[REQUIREMENTS]: Write each line of the material exactly as given, from the top through the line that contains "(0,0) rectangle (812,490);", and omit all pictures.
▼
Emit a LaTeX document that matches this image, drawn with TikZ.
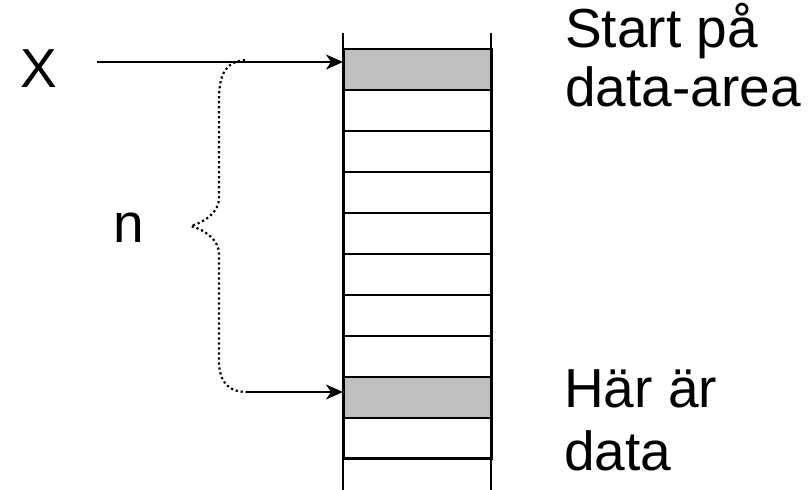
\documentclass[tikz,border=0pt]{standalone}
\usepackage{fontspec}
\setmainfont{Liberation Sans}
\usetikzlibrary{arrows.meta}
\begin{document}
\begin{tikzpicture}[x=1pt,y=-1pt,
  lbl/.style={anchor=base west,inner sep=0pt,font=\fontsize{55}{60}\selectfont},
  cell/.style={draw=black,line width=1.5pt,minimum width=148pt,minimum height=41pt,inner sep=0pt,anchor=north west},
  graycell/.style={cell,fill=black!25},
  rule/.style={line width=1.5pt},
  arr/.style={line width=1.6pt,-{Stealth[length=17pt,width=15pt,inset=5pt]}},
  bracepath/.style={line width=2.2pt,dash pattern=on 2.2pt off 2.8pt}]
\useasboundingbox (0,0) rectangle (812,490);

% memory column: cells stacked under the first one
\node[graycell] (c0) at (343,48) {};
\foreach \k in {1,...,7}{
  \node[cell] (c\k) at (343,48+41*\k) {};
}
\node[graycell] (c8) at (343,376) {};
\node[cell] (c9) at (343,417) {};
% side rails of the column
\draw[rule] (343,33) -- (343,490) (491,33) -- (491,490);
\draw[rule] (343,458) -- (491,458);

% labels
\node[lbl] (x) at (20,87) {X};
\node[lbl] (n) at (113,242) {n};
\node[lbl] (s1) at (565,47) {Start på};
\node[lbl] (s2) at (565,106) {data-area};
\node[lbl] (h1) at (564,407) {Här är};
\node[lbl] (h2) at (564,470) {data};

% pointer arrows
\coordinate (xs) at (97,62);
\coordinate (ds) at (247,392);
\draw[arr] (xs) -- (xs -| c0.west);
\draw[arr] (ds) -- (ds -| c8.west);

% dotted brace spanning n cells
\coordinate (bt) at (245,60);
\coordinate (tip) at (191,226);
\draw[bracepath] (bt) .. controls (225,62) and (219,75) .. (219,100)
  -- (219,198) .. controls (219,212) and (205,222) .. (tip)
  .. controls (205,230) and (219,240) .. (219,254)
  -- (219,360) .. controls (219,382) and (228,392) .. (ds);
\end{tikzpicture}
\end{document}
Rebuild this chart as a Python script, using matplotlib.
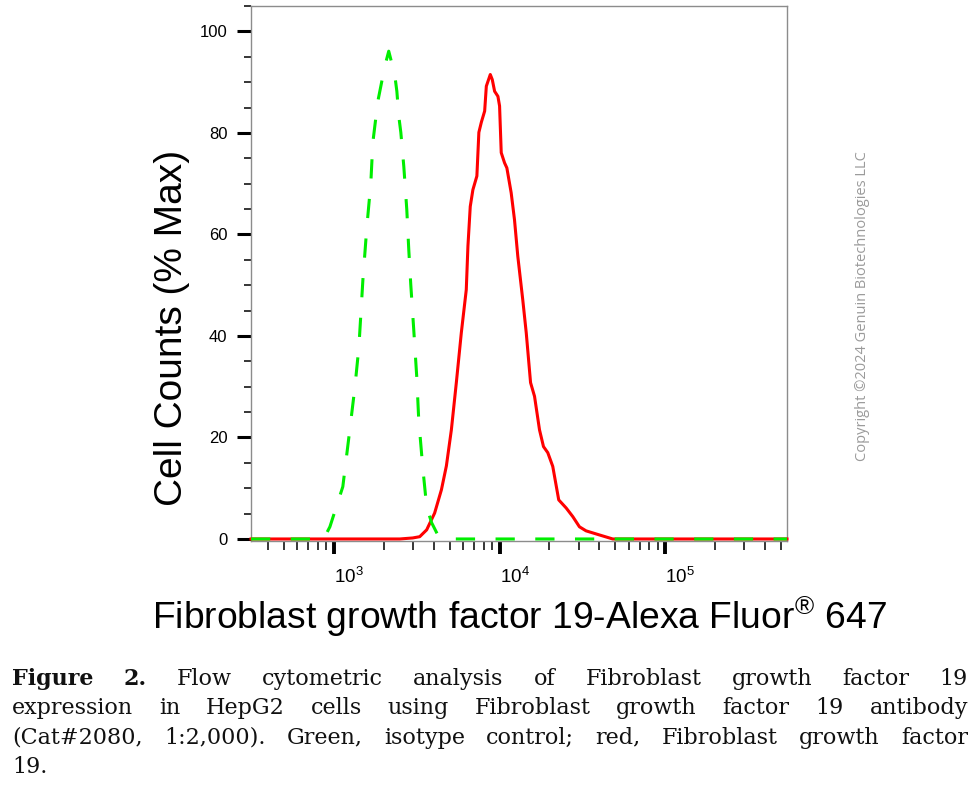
import numpy as np
import matplotlib
matplotlib.use('Agg')
import matplotlib.pyplot as plt
from matplotlib.ticker import FixedLocator, NullFormatter

plt.rcParams['mathtext.fontset'] = 'custom'
plt.rcParams['mathtext.rm'] = 'Liberation Sans'
plt.rcParams['mathtext.it'] = 'Liberation Sans'

# isotype control (green, dashed)
iso_x = [316, 802, 883, 946, 1132, 1247, 1340, 1416, 1496, 1581, 1671, 1718, 1841, 2028, 2143,
         2328, 2399, 2466, 2535, 2642, 2754, 2831, 2911, 3034, 3162, 3251, 3436, 3631, 3890,
         4236, 5000, 543000]
iso_y = [0, 0, 0.5, 2.4, 10.3, 21.5, 30, 37.9, 51, 61.5, 70.2, 78.1, 86.2, 93.1, 96.1,
         91.5, 88.2, 83.2, 80.1, 73.4, 64.9, 57, 50.1, 41.2, 32, 23.5, 14.2, 6.3, 3.2,
         0.8, 0, 0]

# FGF19 stained (red)
fgf_x = [316, 2500, 2992, 3296, 3631, 4055, 4457, 4775, 5117, 5483, 5875, 6295, 6442, 6653,
         6902, 7295, 7499, 7762, 8128, 8318, 8790, 9036, 9333, 9772, 10000, 10233, 10715,
         11066, 11749, 12303, 12882, 13804, 14488, 15382, 16255, 17418, 18408, 19543, 20941,
         22751, 25235, 27669, 30339, 33266, 39994, 48195, 543000]
fgf_y = [0, 0, 0.2, 0.45, 1.8, 5.1, 9.7, 14.4, 21.5, 30.8, 40.6, 49.1, 57.7, 65.5,
         68.8, 71.5, 80.1, 82.1, 84.3, 89.2, 91.5, 90.5, 88.2, 87.2, 85.3, 76.1, 74.1,
         73.1, 68.2, 62.9, 55.7, 47.1, 40.6, 30.8, 28.1, 21.5, 18.2, 17.0, 14.3,
         7.7, 6.1, 4.4, 2.4, 1.6, 0.8, 0, 0]

y_major = [0, 20, 40, 60, 80, 100]
x_major = [1e3, 1e4, 1e5]
x_labels = ['$10^3$', '$10^4$', '$10^5$']

caption = [
    "Figure 2. Flow cytometric analysis of Fibroblast growth factor 19",
    "expression in HepG2 cells using Fibroblast growth factor 19 antibody",
    "(Cat#2080, 1:2,000). Green, isotype control; red, Fibroblast growth factor",
    "19.",
]

fig = plt.figure(figsize=(9.8, 7.86), dpi=100)
ax = fig.add_axes([251/980, 1-541/786, 536/980, 535/786])

ax.plot(fgf_x, fgf_y, color='#ff0000', lw=2.2, clip_on=False, zorder=3)
ax.plot(iso_x, iso_y, color='#00ee00', lw=2.2, dashes=(6.3, 6.7), clip_on=False, zorder=4)

ax.set_xscale('log')
ax.set_xlim(316, 543000)
ax.set_ylim(-0.4, 105)

ax.xaxis.set_major_locator(FixedLocator(x_major))
ax.set_xticklabels(x_labels, ha='left')
minors = [m * 10**e for e in range(2, 6) for m in range(2, 10)]
ax.xaxis.set_minor_locator(FixedLocator([v for v in minors if 316 < v < 543000]))
ax.xaxis.set_minor_formatter(NullFormatter())
ax.yaxis.set_major_locator(FixedLocator(y_major))
ax.yaxis.set_minor_locator(FixedLocator(list(range(5, 106, 5))))

ax.tick_params(axis='x', which='major', length=9.5, width=2.8, pad=9, labelsize=13.5)
ax.tick_params(axis='x', which='minor', length=6.5, width=1.1)
ax.tick_params(axis='y', which='major', length=10, width=2.2, pad=7, labelsize=12)
ax.tick_params(axis='y', which='minor', length=5, width=1.1)
for lab in ax.get_yticklabels() + ax.get_xticklabels():
    lab.set_fontfamily('Liberation Sans')
for sp in ax.spines.values():
    sp.set_color('#8c8c8c')
    sp.set_linewidth(1.0)

fig.text(172/980, 1-328/786, 'Cell Counts (% Max)', rotation=90, ha='center', va='center',
         fontsize=28, family='Liberation Sans')
fig.text(519/980, 1-629/786, r'Fibroblast growth factor 19-Alexa Fluor$^{\circledR}$ 647',
         ha='center', va='baseline', fontsize=26.8, family='Liberation Sans')
fig.text(862/980, 1-306/786, 'Copyright \u00a92024 Genuin Biotechnologies LLC', rotation=90,
         ha='center', va='center', fontsize=10.5, family='Open Sans', color='#9a9a9a')

# justified caption
renderer = fig.canvas.get_renderer()
left, right = 12, 968
for i, line in enumerate(caption):
    words = line.split(' ')
    base = 1 - (685 + 29.3*i)/786
    texts = []
    for j, w in enumerate(words):
        bold = (i == 0 and j < 2)
        t = fig.text(0, base, w, fontsize=16, family='DejaVu Serif', va='baseline',
                     weight='bold' if bold else 'normal', color='#111111')
        texts.append(t)
    widths = [t.get_window_extent(renderer).width for t in texts]
    if i < len(caption) - 1 and len(words) > 1:
        gap = (right - left - sum(widths)) / (len(words) - 1)
    else:
        gap = 6
    x = left
    for t, w in zip(texts, widths):
        t.set_x(x/980)
        x += w + gap

fig.savefig('out.png', dpi=100)
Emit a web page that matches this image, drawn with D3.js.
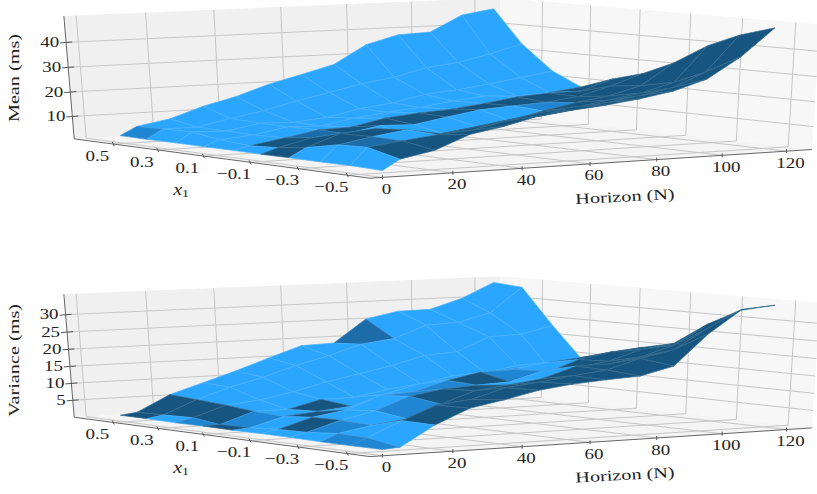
▲
[TASK SOLUTION]:
Emit a LaTeX document that matches this image, drawn with TikZ.
\documentclass[tikz,border=0pt]{standalone}
\usepackage{fontspec}
\setmainfont{Liberation Sans}
\usetikzlibrary{arrows.meta}
\begin{document}
\begin{tikzpicture}[x=1pt,y=-1pt,
  lbl/.style={anchor=base west,inner sep=0pt,font=\fontsize{55}{60}\selectfont},
  cell/.style={draw=black,line width=1.5pt,minimum width=148pt,minimum height=41pt,inner sep=0pt,anchor=north west},
  graycell/.style={cell,fill=black!25},
  rule/.style={line width=1.5pt},
  arr/.style={line width=1.6pt,-{Stealth[length=17pt,width=15pt,inset=5pt]}},
  bracepath/.style={line width=2.2pt,dash pattern=on 2.2pt off 2.8pt}]
\useasboundingbox (0,0) rectangle (812,490);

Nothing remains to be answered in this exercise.